▸ WHAT YOU NEED TO DO:
Restate the data below word for word. Skip any images it contains.

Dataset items
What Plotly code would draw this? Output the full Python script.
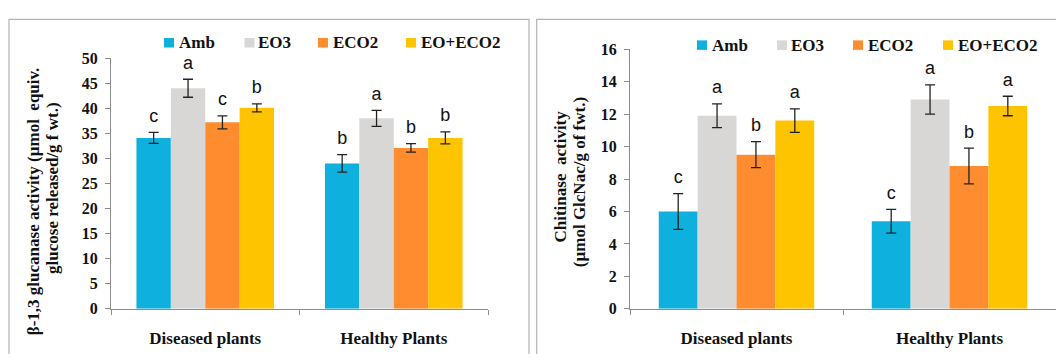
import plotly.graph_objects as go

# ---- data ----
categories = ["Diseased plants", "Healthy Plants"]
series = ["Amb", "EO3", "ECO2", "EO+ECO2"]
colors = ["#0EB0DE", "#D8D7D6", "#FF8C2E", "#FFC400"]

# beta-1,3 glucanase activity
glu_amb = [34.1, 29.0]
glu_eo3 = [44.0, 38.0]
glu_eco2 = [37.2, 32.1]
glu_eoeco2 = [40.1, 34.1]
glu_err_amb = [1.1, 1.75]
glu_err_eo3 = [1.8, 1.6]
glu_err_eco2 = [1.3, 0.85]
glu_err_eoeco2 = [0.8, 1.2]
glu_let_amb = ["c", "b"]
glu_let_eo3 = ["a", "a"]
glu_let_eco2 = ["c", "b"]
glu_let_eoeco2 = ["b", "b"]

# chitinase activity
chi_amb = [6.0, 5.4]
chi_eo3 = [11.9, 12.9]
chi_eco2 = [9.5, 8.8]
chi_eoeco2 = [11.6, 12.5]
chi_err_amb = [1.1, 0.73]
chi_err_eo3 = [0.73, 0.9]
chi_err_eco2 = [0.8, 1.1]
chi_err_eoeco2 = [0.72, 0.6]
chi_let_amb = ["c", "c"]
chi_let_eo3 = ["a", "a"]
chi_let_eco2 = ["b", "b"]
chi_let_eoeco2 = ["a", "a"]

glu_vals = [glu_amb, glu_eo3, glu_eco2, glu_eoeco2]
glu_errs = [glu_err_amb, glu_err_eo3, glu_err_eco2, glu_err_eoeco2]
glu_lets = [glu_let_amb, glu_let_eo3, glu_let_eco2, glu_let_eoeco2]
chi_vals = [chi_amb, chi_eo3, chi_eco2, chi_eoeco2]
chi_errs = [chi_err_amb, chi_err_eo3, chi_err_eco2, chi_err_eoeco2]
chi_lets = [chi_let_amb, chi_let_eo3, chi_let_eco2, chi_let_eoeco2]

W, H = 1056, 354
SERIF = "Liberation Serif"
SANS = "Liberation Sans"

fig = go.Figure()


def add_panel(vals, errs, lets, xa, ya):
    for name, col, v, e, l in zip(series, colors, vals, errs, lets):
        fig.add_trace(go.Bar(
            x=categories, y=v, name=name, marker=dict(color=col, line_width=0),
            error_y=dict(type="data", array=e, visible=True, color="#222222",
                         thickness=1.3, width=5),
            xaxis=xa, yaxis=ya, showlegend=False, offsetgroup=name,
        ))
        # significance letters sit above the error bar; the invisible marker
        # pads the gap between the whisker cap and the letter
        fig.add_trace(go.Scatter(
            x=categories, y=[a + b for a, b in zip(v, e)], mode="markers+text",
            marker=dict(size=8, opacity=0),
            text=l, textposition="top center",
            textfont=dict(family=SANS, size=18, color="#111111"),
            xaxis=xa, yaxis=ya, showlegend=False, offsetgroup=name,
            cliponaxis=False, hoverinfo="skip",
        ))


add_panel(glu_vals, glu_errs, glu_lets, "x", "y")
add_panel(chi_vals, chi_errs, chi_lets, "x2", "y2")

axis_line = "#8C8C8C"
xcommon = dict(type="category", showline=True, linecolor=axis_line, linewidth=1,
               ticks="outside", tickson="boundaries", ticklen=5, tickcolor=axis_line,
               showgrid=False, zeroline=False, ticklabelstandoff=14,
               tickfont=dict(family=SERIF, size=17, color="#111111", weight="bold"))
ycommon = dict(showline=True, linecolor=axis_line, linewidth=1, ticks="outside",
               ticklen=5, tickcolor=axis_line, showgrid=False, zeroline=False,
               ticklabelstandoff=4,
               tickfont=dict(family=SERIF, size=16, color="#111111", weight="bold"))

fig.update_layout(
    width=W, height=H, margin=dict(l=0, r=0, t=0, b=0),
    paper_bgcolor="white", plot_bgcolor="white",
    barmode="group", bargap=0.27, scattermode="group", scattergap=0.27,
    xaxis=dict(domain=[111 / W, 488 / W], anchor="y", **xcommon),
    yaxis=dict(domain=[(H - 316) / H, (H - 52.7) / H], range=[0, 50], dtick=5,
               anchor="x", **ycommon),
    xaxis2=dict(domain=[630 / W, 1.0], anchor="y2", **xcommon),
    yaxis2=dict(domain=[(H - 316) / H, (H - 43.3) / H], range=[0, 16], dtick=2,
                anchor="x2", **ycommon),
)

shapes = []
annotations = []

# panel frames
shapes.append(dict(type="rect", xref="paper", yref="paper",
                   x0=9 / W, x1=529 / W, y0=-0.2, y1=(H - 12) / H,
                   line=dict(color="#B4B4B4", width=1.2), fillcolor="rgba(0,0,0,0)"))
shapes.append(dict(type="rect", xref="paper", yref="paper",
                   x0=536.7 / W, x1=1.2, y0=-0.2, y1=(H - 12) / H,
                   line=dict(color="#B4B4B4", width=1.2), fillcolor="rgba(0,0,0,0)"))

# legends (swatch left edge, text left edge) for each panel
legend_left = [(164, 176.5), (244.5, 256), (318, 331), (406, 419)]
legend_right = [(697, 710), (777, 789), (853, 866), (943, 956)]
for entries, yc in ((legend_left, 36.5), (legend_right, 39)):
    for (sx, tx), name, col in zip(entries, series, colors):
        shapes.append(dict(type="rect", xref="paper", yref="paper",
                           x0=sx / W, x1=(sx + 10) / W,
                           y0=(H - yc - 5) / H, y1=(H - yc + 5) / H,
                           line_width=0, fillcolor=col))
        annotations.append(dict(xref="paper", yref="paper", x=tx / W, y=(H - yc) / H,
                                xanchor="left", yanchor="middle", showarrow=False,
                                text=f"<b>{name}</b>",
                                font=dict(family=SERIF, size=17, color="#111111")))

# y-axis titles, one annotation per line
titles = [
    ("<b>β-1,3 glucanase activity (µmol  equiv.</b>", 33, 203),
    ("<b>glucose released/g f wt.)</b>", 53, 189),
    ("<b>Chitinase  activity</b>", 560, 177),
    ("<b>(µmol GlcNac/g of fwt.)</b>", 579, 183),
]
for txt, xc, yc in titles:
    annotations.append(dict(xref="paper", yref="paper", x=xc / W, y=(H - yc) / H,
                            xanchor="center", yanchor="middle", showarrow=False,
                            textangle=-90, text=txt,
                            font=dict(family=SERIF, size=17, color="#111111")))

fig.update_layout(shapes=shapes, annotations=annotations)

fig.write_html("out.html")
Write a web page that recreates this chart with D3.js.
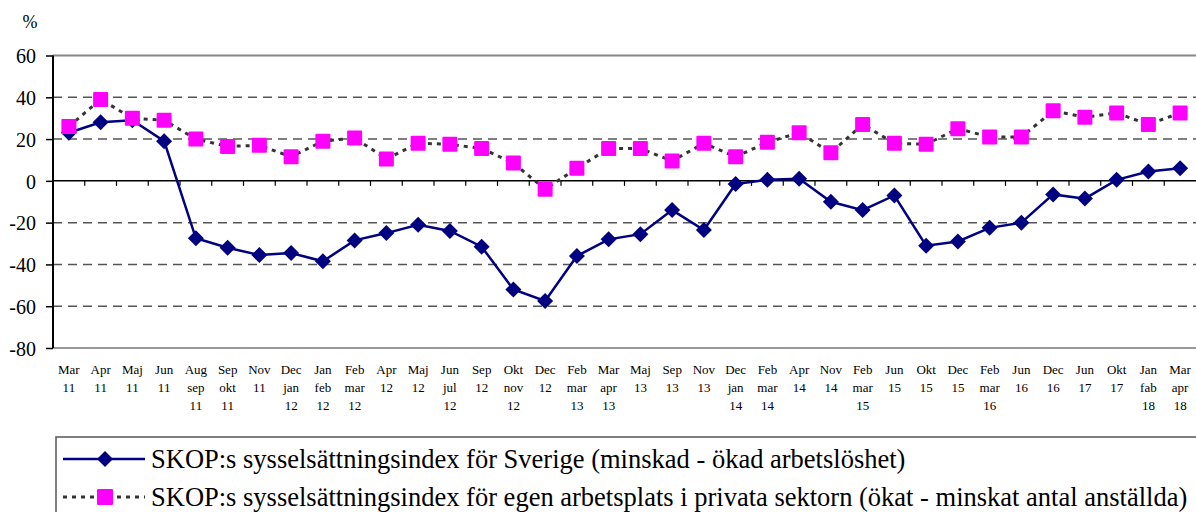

▸ REPLY TO THE TASK:
What Plotly code would draw this? Output the full Python script.
import plotly.graph_objects as go

# ---- data ----
categories = ["Diseased plants", "Healthy Plants"]
series = ["Amb", "EO3", "ECO2", "EO+ECO2"]
colors = ["#0EB0DE", "#D8D7D6", "#FF8C2E", "#FFC400"]

# beta-1,3 glucanase activity
glu_amb = [34.1, 29.0]
glu_eo3 = [44.0, 38.0]
glu_eco2 = [37.2, 32.1]
glu_eoeco2 = [40.1, 34.1]
glu_err_amb = [1.1, 1.75]
glu_err_eo3 = [1.8, 1.6]
glu_err_eco2 = [1.3, 0.85]
glu_err_eoeco2 = [0.8, 1.2]
glu_let_amb = ["c", "b"]
glu_let_eo3 = ["a", "a"]
glu_let_eco2 = ["c", "b"]
glu_let_eoeco2 = ["b", "b"]

# chitinase activity
chi_amb = [6.0, 5.4]
chi_eo3 = [11.9, 12.9]
chi_eco2 = [9.5, 8.8]
chi_eoeco2 = [11.6, 12.5]
chi_err_amb = [1.1, 0.73]
chi_err_eo3 = [0.73, 0.9]
chi_err_eco2 = [0.8, 1.1]
chi_err_eoeco2 = [0.72, 0.6]
chi_let_amb = ["c", "c"]
chi_let_eo3 = ["a", "a"]
chi_let_eco2 = ["b", "b"]
chi_let_eoeco2 = ["a", "a"]

glu_vals = [glu_amb, glu_eo3, glu_eco2, glu_eoeco2]
glu_errs = [glu_err_amb, glu_err_eo3, glu_err_eco2, glu_err_eoeco2]
glu_lets = [glu_let_amb, glu_let_eo3, glu_let_eco2, glu_let_eoeco2]
chi_vals = [chi_amb, chi_eo3, chi_eco2, chi_eoeco2]
chi_errs = [chi_err_amb, chi_err_eo3, chi_err_eco2, chi_err_eoeco2]
chi_lets = [chi_let_amb, chi_let_eo3, chi_let_eco2, chi_let_eoeco2]

W, H = 1056, 354
SERIF = "Liberation Serif"
SANS = "Liberation Sans"

fig = go.Figure()


def add_panel(vals, errs, lets, xa, ya):
    for name, col, v, e, l in zip(series, colors, vals, errs, lets):
        fig.add_trace(go.Bar(
            x=categories, y=v, name=name, marker=dict(color=col, line_width=0),
            error_y=dict(type="data", array=e, visible=True, color="#222222",
                         thickness=1.3, width=5),
            xaxis=xa, yaxis=ya, showlegend=False, offsetgroup=name,
        ))
        # significance letters sit above the error bar; the invisible marker
        # pads the gap between the whisker cap and the letter
        fig.add_trace(go.Scatter(
            x=categories, y=[a + b for a, b in zip(v, e)], mode="markers+text",
            marker=dict(size=8, opacity=0),
            text=l, textposition="top center",
            textfont=dict(family=SANS, size=18, color="#111111"),
            xaxis=xa, yaxis=ya, showlegend=False, offsetgroup=name,
            cliponaxis=False, hoverinfo="skip",
        ))


add_panel(glu_vals, glu_errs, glu_lets, "x", "y")
add_panel(chi_vals, chi_errs, chi_lets, "x2", "y2")

axis_line = "#8C8C8C"
xcommon = dict(type="category", showline=True, linecolor=axis_line, linewidth=1,
               ticks="outside", tickson="boundaries", ticklen=5, tickcolor=axis_line,
               showgrid=False, zeroline=False, ticklabelstandoff=14,
               tickfont=dict(family=SERIF, size=17, color="#111111", weight="bold"))
ycommon = dict(showline=True, linecolor=axis_line, linewidth=1, ticks="outside",
               ticklen=5, tickcolor=axis_line, showgrid=False, zeroline=False,
               ticklabelstandoff=4,
               tickfont=dict(family=SERIF, size=16, color="#111111", weight="bold"))

fig.update_layout(
    width=W, height=H, margin=dict(l=0, r=0, t=0, b=0),
    paper_bgcolor="white", plot_bgcolor="white",
    barmode="group", bargap=0.27, scattermode="group", scattergap=0.27,
    xaxis=dict(domain=[111 / W, 488 / W], anchor="y", **xcommon),
    yaxis=dict(domain=[(H - 316) / H, (H - 52.7) / H], range=[0, 50], dtick=5,
               anchor="x", **ycommon),
    xaxis2=dict(domain=[630 / W, 1.0], anchor="y2", **xcommon),
    yaxis2=dict(domain=[(H - 316) / H, (H - 43.3) / H], range=[0, 16], dtick=2,
                anchor="x2", **ycommon),
)

shapes = []
annotations = []

# panel frames
shapes.append(dict(type="rect", xref="paper", yref="paper",
                   x0=9 / W, x1=529 / W, y0=-0.2, y1=(H - 12) / H,
                   line=dict(color="#B4B4B4", width=1.2), fillcolor="rgba(0,0,0,0)"))
shapes.append(dict(type="rect", xref="paper", yref="paper",
                   x0=536.7 / W, x1=1.2, y0=-0.2, y1=(H - 12) / H,
                   line=dict(color="#B4B4B4", width=1.2), fillcolor="rgba(0,0,0,0)"))

# legends (swatch left edge, text left edge) for each panel
legend_left = [(164, 176.5), (244.5, 256), (318, 331), (406, 419)]
legend_right = [(697, 710), (777, 789), (853, 866), (943, 956)]
for entries, yc in ((legend_left, 36.5), (legend_right, 39)):
    for (sx, tx), name, col in zip(entries, series, colors):
        shapes.append(dict(type="rect", xref="paper", yref="paper",
                           x0=sx / W, x1=(sx + 10) / W,
                           y0=(H - yc - 5) / H, y1=(H - yc + 5) / H,
                           line_width=0, fillcolor=col))
        annotations.append(dict(xref="paper", yref="paper", x=tx / W, y=(H - yc) / H,
                                xanchor="left", yanchor="middle", showarrow=False,
                                text=f"<b>{name}</b>",
                                font=dict(family=SERIF, size=17, color="#111111")))

# y-axis titles, one annotation per line
titles = [
    ("<b>β-1,3 glucanase activity (µmol  equiv.</b>", 33, 203),
    ("<b>glucose released/g f wt.)</b>", 53, 189),
    ("<b>Chitinase  activity</b>", 560, 177),
    ("<b>(µmol GlcNac/g of fwt.)</b>", 579, 183),
]
for txt, xc, yc in titles:
    annotations.append(dict(xref="paper", yref="paper", x=xc / W, y=(H - yc) / H,
                            xanchor="center", yanchor="middle", showarrow=False,
                            textangle=-90, text=txt,
                            font=dict(family=SERIF, size=17, color="#111111")))

fig.update_layout(shapes=shapes, annotations=annotations)

fig.write_html("out.html")
Write a web page that recreates this chart with D3.js.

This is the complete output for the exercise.